Thursday, November 8, 2007

A Whole New Ballgame

One of the defining decisions of the first Bush term was the President's Executive Order ending the Federal funding of Stem Cell research. This executive decision provides a perfect highlight of Principle #1: People Are the Prime Movers.

Stem Cell research has been and will probably continue to be the new lightening rod of Pro-Life / Pro-Choice debate. The President's decisive action established a clear line of leadership on this issue. Despite the false hopes, exaggerated claims and shoddy science, this one man - in the right position at the right time - stemmed a tide that may have led to countless thousands of destroyed embryos and a larger desensitizing ripple through human society.


Low and behold, during the intervening years since that decision, the smart money has invested in extracting stem cells from adults - negating the need to destroy embryos. In one recent study, scientists discovered that male testes are a veritable farmyard of stem cells. Apparently, the female ovaries look to provide a similarly fertile field (pun intended).


Adult stem cells taken from testicles could be a source for everything from blood vessels and heart tissue to new brain cells, report Howard Hughes Medical Institute researchers.

Unsurprisingly, the combination (stem cells + testes!) caught the attention of journalists.
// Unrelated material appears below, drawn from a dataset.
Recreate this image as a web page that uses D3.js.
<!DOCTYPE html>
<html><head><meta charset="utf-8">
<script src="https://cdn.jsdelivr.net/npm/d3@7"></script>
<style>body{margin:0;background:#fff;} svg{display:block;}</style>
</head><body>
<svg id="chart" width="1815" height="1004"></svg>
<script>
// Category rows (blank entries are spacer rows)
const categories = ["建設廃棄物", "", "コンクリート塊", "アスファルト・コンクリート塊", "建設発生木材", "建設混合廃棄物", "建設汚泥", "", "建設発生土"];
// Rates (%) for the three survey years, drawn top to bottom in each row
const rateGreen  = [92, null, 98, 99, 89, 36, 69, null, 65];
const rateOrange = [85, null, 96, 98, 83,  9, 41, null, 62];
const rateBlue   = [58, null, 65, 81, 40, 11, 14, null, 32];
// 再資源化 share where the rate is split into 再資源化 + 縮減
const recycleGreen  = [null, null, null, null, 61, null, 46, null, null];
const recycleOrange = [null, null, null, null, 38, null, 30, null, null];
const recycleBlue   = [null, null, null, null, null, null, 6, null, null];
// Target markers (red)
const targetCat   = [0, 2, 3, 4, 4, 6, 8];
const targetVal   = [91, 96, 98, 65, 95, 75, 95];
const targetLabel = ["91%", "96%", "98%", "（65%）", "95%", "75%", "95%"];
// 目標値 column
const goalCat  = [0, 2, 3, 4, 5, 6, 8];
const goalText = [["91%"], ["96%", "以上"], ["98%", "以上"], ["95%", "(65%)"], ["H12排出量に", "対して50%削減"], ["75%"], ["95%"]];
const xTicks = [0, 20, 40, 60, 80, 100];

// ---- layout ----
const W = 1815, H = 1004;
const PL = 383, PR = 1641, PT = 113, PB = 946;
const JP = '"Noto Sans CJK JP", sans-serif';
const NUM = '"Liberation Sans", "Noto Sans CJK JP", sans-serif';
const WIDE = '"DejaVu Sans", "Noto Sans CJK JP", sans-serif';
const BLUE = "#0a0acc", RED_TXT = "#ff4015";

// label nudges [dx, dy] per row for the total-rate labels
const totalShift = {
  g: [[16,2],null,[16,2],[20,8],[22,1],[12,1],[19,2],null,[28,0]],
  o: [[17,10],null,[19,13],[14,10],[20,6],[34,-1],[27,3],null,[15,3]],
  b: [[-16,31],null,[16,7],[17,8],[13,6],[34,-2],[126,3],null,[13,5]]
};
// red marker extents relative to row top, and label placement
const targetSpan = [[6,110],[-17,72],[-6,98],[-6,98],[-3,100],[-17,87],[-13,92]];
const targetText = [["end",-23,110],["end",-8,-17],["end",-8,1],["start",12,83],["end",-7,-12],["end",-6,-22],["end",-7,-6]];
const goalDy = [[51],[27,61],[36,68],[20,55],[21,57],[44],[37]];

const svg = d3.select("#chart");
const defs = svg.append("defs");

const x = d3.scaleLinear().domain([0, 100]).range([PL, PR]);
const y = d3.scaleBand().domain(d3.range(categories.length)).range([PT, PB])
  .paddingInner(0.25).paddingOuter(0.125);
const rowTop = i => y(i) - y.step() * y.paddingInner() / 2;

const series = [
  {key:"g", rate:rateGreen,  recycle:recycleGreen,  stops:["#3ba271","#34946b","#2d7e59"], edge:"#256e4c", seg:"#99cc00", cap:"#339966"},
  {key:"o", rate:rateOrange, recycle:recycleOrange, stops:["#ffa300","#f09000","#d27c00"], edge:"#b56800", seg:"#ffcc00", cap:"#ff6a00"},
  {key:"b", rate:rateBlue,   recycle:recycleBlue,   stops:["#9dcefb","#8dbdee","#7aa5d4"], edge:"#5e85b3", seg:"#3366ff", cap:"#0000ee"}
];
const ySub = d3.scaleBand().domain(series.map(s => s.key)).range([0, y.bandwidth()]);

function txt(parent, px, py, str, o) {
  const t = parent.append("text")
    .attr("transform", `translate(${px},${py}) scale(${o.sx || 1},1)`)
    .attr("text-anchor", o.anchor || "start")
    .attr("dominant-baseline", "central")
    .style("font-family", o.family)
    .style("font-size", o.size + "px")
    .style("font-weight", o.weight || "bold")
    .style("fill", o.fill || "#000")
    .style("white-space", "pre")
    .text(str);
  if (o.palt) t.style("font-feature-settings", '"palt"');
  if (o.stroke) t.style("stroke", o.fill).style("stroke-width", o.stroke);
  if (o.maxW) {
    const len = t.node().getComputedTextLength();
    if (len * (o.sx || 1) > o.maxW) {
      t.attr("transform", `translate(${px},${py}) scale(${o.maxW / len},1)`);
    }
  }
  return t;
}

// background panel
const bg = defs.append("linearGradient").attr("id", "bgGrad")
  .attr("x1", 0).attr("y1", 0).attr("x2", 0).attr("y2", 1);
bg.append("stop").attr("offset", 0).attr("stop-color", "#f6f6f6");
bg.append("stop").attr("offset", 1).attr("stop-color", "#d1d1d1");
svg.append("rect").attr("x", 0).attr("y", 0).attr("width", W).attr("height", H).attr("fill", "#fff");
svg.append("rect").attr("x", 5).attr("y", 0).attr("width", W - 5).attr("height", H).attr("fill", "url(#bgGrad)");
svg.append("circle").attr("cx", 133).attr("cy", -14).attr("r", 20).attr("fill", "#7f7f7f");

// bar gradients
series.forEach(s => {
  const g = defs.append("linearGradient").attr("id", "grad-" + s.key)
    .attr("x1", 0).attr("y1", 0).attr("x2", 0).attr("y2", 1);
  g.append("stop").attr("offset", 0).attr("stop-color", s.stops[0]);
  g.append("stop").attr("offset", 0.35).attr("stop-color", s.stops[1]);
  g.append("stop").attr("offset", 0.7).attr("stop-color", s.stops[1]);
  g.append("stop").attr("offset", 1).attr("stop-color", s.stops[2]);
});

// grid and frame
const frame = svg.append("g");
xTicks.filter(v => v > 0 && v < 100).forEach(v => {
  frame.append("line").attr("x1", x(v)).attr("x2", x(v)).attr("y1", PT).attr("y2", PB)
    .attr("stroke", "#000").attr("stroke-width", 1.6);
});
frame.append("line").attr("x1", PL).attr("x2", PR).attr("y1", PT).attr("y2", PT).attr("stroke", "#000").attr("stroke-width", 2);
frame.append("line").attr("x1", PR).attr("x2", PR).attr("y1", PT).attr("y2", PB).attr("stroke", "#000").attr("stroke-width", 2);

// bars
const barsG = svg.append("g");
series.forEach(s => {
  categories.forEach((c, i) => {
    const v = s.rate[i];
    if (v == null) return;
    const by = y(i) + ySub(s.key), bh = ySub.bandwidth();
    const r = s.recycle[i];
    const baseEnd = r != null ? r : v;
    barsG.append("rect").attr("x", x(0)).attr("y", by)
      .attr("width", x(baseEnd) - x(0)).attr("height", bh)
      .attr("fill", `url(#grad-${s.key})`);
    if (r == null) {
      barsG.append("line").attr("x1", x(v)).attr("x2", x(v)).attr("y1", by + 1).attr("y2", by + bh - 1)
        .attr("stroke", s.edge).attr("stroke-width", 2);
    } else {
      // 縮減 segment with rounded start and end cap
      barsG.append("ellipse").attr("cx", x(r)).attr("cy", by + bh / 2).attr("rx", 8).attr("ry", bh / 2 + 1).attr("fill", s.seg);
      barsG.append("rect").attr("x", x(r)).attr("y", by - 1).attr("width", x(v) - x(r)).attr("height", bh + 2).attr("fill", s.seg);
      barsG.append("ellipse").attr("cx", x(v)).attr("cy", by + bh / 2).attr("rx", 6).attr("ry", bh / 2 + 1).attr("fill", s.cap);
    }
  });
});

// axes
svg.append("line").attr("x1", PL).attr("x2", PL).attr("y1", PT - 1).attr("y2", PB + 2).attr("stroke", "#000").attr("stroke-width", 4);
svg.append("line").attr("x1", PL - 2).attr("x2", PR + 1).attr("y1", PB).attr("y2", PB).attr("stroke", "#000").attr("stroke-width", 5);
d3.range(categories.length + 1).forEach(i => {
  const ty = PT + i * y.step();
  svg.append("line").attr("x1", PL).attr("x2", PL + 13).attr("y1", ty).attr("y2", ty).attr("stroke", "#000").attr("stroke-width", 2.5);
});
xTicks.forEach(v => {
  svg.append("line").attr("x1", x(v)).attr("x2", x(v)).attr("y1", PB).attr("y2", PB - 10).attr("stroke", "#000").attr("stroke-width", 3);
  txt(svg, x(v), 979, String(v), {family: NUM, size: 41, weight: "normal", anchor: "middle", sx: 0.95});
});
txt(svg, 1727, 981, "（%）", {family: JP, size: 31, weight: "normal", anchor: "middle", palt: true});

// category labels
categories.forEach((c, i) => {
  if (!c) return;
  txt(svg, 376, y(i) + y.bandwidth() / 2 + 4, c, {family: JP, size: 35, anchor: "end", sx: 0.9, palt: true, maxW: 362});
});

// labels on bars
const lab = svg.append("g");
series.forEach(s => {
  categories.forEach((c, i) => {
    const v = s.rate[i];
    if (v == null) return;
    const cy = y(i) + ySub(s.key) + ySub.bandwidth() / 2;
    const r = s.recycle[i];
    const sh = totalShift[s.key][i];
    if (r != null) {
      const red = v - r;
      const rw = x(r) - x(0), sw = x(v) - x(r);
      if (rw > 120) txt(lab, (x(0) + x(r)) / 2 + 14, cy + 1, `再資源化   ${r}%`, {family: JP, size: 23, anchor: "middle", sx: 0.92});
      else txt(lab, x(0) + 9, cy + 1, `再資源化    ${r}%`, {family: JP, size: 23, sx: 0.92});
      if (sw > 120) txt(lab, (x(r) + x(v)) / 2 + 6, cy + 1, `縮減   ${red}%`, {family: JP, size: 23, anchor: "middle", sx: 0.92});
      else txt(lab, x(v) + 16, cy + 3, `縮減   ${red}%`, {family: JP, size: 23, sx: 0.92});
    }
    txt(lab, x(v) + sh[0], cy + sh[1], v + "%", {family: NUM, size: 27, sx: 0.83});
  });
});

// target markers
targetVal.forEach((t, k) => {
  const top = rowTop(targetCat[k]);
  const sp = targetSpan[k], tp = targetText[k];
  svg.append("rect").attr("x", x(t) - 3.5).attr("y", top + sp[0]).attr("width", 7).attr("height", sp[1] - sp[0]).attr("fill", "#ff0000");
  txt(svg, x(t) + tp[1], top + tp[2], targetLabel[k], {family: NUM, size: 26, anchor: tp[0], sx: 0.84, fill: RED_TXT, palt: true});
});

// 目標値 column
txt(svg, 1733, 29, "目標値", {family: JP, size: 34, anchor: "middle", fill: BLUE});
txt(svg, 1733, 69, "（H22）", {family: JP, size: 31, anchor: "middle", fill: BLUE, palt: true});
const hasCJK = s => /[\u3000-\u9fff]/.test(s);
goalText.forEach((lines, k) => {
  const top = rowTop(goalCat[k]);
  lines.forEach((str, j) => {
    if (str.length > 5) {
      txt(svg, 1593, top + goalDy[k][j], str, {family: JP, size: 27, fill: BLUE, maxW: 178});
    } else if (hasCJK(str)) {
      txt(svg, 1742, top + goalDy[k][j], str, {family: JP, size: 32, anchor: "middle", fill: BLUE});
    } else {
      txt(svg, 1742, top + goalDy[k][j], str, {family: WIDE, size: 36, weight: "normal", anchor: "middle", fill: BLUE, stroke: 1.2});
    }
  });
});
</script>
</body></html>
Australia's ABC News did a nice job of pointing out that the findings, made in mice, have a long way to go before helping people, and that women's ovaries might provide equally adaptable adult stem cells. Scientific American noted that similar findings were made earlier in the year, so at least this isn't a one-off.

The BBC hinted that men would be reluctant because extracting the cells would be "very painful," but didn't say how it's done; apparently it's like getting a biopsy, which I'd imagine is rather less painful than, say, heart disease or dementia. The New York Post covered it briefly -- mostly, I suspect, to let their headline writers have some fun. (The result: "New Ballgame for Stem Cells".)